Wer den ersten Kieler Sprott geräuchert, den ersten Herbsthering zum Bückling umgewandelt hat? – Ich habe mir redliche Mühe gegeben, dem Manne nachzuspüren; aber die vergilbten Blätter holsteinischer Lokalchroniken konnten mir seinen Namen ebensowenig nennen wie die gelehrten Volkswirtschaftler der Kieler Christian Albrecht-Universität oder die greisen Senioren der Föhrdefischerei. Und so gilt auch vom ersten Sprottenräucherer, wie von so manchem Menschenfreund, das Wort in der Eingangsstrophe zu Klopstocks bekannter Eislaufselegie:

„Vergraben ist in ewige Nacht
Der Erfinder großer Name zu oft!“

Im übrigen ist zwar die Kunst, Fische durch Räuchern zu konservieren, auch in Schleswig-Holstein hohen Alters; aber der geräucherte Fisch hat jahrhundertelang sein Absatzgebiet fast ausschließlich an den Stätten seiner Bereitung, das heißt an den Küstenorten und in deren unmittelbarem Hinterlande, gefunden, und noch heute giebt es in allen Fischerdörfern Leute, die es bezeugen, daß man in früheren Jahrzehnten dieses Jahrhunderts nach reichlichem Fang den Ueberschuß an Sprotten und Heringen als Dünger auf die Felder werfen mußte, weil man einer vorteilhafteren Verwertung desselben sich nicht zu erfreuen hatte.

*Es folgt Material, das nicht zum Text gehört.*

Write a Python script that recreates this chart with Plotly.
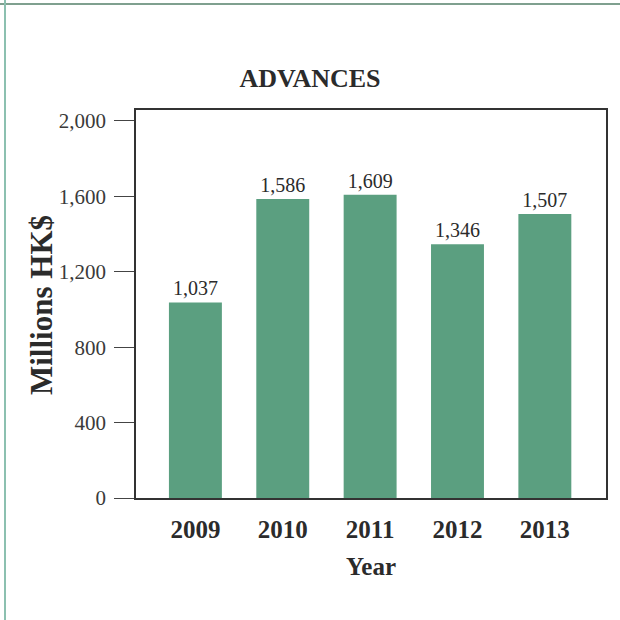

Denn nur in möglichst frischem Zustand üben Sprotten und Bücklinge ihren Reiz auf den Gaumen des Feinschmeckers, und daher hat es erst einer einigermaßen gesicherten und regelmäßigen Verkehrsverbindung zwischen Ostsee und Elbe bedurft, ehe der Hamburger Hausierer gemütlichen Angedenkens allmorgendlich mit einigem Erfolg sein eintönig rhythmisches „Kieler Bückeln!“ durch die Straßen der Freien Hansestadt johlen konnte. Heute aber machen es nur die schnellen Eisenbahnzüge und schnellsten Oceandampfer möglich, daß die Bewohner zweier Welten sich mit Behagen der Delikatesse erfreuen können, die der holsteinische Fischer in finsterer Nacht aus der Tiefe des Meeres emporhebt.

Auf dem Frischfischmarkt zu Kiel.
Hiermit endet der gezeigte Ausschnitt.